- _DATA SECTION_
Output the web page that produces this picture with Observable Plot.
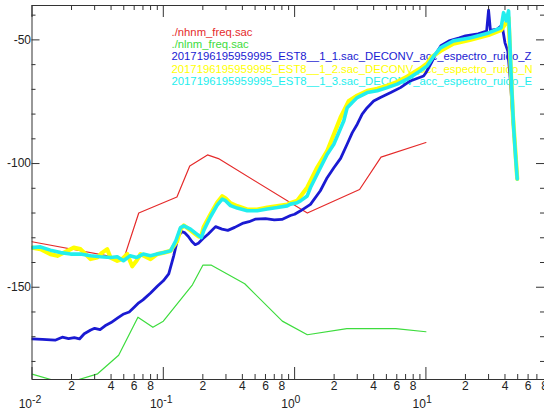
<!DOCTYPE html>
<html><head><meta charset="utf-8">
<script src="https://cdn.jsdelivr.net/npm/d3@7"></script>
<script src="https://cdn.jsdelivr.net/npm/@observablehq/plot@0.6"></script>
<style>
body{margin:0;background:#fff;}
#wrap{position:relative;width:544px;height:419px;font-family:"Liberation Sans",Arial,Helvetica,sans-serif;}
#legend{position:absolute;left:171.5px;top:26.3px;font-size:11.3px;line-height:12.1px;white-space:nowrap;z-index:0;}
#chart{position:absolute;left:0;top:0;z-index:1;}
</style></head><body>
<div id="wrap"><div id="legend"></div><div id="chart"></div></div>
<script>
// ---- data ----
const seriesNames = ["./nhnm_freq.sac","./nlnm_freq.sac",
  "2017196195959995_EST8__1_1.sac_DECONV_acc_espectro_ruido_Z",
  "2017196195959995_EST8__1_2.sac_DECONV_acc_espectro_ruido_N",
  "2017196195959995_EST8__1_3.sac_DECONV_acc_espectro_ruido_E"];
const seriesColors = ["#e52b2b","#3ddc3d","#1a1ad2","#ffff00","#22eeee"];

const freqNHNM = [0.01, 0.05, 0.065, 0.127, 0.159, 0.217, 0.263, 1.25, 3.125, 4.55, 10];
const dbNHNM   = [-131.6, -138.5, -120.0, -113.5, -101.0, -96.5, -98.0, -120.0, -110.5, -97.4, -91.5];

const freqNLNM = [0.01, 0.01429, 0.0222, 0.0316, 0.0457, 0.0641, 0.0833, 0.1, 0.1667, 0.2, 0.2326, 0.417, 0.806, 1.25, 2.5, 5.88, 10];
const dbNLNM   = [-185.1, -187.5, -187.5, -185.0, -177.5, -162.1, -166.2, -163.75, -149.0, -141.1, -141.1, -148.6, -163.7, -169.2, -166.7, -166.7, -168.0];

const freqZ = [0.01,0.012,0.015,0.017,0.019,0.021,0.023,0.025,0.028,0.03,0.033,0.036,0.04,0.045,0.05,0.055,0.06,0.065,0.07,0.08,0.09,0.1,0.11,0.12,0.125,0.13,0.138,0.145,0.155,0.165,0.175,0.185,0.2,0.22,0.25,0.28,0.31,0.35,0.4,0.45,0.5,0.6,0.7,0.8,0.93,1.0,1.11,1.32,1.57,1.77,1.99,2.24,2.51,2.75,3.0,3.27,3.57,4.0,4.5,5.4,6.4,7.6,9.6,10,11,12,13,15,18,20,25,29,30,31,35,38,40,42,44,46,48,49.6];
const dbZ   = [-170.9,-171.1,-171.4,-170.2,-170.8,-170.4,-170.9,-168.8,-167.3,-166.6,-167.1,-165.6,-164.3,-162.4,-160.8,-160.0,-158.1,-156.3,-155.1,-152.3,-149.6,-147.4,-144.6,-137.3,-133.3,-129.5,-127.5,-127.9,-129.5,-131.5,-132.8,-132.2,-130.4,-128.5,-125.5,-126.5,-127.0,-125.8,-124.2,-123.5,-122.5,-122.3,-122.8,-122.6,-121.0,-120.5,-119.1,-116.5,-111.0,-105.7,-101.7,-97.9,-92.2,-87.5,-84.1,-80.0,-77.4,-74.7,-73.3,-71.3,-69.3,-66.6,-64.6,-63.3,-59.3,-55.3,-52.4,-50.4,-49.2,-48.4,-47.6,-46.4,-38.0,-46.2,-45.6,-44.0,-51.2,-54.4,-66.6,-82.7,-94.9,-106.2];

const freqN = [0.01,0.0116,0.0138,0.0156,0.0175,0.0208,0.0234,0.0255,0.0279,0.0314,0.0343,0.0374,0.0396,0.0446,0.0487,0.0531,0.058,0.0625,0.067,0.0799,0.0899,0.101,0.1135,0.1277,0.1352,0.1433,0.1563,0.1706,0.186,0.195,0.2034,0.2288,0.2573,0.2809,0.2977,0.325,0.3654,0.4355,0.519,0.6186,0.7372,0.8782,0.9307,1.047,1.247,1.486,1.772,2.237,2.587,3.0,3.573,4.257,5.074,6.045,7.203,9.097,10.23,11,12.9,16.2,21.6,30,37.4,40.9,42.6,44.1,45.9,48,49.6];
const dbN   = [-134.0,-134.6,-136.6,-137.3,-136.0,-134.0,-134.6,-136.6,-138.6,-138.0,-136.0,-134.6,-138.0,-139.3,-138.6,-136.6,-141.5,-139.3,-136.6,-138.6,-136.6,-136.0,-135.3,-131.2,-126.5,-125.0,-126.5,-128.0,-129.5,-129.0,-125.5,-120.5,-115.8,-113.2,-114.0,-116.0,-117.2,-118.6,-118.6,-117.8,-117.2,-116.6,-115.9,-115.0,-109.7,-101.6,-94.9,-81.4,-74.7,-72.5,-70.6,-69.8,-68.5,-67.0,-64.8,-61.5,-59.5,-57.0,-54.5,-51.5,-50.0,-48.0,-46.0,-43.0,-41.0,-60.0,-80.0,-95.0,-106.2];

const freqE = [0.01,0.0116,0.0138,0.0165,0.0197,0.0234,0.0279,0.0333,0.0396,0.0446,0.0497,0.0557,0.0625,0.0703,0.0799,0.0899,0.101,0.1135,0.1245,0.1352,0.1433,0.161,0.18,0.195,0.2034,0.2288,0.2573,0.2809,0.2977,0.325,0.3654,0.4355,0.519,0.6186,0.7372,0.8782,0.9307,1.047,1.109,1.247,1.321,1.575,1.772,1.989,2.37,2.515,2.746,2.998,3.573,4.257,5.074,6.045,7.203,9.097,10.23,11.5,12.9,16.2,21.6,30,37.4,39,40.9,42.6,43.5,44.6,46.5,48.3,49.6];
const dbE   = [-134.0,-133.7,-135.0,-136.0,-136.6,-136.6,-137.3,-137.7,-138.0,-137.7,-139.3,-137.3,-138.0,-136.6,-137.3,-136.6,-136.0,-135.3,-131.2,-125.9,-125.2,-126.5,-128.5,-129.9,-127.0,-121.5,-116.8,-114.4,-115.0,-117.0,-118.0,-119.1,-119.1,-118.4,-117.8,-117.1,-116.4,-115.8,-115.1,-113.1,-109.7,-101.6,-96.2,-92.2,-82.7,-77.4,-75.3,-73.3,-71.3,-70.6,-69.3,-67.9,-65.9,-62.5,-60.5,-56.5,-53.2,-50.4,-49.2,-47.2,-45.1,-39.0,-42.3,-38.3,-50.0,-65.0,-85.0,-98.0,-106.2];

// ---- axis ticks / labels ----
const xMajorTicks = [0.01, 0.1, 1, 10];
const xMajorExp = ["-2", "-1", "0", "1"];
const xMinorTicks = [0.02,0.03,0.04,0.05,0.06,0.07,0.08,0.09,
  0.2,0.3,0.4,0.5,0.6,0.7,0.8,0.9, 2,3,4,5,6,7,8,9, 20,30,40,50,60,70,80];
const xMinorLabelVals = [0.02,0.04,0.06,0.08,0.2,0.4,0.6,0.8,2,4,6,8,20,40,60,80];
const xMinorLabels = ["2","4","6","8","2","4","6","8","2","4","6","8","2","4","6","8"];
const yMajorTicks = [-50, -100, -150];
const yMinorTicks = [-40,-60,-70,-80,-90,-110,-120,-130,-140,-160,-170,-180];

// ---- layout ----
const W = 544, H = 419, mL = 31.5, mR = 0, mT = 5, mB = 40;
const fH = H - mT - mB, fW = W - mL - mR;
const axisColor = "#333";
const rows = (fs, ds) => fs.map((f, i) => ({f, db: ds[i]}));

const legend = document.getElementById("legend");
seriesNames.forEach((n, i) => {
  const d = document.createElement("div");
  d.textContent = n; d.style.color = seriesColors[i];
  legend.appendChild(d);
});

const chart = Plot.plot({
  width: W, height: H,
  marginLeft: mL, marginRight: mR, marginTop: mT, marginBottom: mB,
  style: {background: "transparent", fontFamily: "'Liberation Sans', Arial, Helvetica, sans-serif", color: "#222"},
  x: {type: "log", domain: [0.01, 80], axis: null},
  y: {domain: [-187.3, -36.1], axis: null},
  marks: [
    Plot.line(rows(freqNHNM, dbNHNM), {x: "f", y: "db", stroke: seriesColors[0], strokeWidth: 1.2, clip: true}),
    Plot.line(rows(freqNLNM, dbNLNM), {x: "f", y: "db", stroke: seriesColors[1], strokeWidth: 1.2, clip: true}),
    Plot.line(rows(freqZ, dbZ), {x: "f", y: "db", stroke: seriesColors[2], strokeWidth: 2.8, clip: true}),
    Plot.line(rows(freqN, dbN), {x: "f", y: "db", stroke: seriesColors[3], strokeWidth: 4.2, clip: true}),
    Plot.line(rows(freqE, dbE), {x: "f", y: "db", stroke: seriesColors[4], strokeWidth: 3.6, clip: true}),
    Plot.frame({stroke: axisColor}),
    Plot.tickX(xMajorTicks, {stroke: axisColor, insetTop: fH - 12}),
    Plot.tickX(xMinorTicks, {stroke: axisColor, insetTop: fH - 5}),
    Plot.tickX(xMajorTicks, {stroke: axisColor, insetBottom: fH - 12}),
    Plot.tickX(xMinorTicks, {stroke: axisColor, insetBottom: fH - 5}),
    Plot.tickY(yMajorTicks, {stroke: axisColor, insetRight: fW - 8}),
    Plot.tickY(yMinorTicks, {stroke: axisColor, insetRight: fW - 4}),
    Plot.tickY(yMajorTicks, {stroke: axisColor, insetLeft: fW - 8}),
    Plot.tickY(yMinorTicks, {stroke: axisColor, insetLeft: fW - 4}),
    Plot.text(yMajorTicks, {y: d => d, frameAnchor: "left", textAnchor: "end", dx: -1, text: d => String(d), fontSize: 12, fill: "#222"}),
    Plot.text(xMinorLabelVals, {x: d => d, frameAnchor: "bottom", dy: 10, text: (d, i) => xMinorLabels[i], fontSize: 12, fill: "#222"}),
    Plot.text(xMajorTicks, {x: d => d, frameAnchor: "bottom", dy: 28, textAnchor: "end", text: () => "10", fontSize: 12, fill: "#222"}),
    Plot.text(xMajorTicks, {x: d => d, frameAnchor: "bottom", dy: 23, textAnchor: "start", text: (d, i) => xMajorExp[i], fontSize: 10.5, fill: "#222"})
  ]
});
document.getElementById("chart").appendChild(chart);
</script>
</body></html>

- _WHAT TO WORK ON_
Look at the listing and set down only the lines from its start through the line with "-110.5, -97.4, -91.5];", word for word and without pictures.

- _FINISHED TASK_
Output the web page that produces this picture with Observable Plot.
<!DOCTYPE html>
<html><head><meta charset="utf-8">
<script src="https://cdn.jsdelivr.net/npm/d3@7"></script>
<script src="https://cdn.jsdelivr.net/npm/@observablehq/plot@0.6"></script>
<style>
body{margin:0;background:#fff;}
#wrap{position:relative;width:544px;height:419px;font-family:"Liberation Sans",Arial,Helvetica,sans-serif;}
#legend{position:absolute;left:171.5px;top:26.3px;font-size:11.3px;line-height:12.1px;white-space:nowrap;z-index:0;}
#chart{position:absolute;left:0;top:0;z-index:1;}
</style></head><body>
<div id="wrap"><div id="legend"></div><div id="chart"></div></div>
<script>
// ---- data ----
const seriesNames = ["./nhnm_freq.sac","./nlnm_freq.sac",
  "2017196195959995_EST8__1_1.sac_DECONV_acc_espectro_ruido_Z",
  "2017196195959995_EST8__1_2.sac_DECONV_acc_espectro_ruido_N",
  "2017196195959995_EST8__1_3.sac_DECONV_acc_espectro_ruido_E"];
const seriesColors = ["#e52b2b","#3ddc3d","#1a1ad2","#ffff00","#22eeee"];

const freqNHNM = [0.01, 0.05, 0.065, 0.127, 0.159, 0.217, 0.263, 1.25, 3.125, 4.55, 10];
const dbNHNM   = [-131.6, -138.5, -120.0, -113.5, -101.0, -96.5, -98.0, -120.0, -110.5, -97.4, -91.5];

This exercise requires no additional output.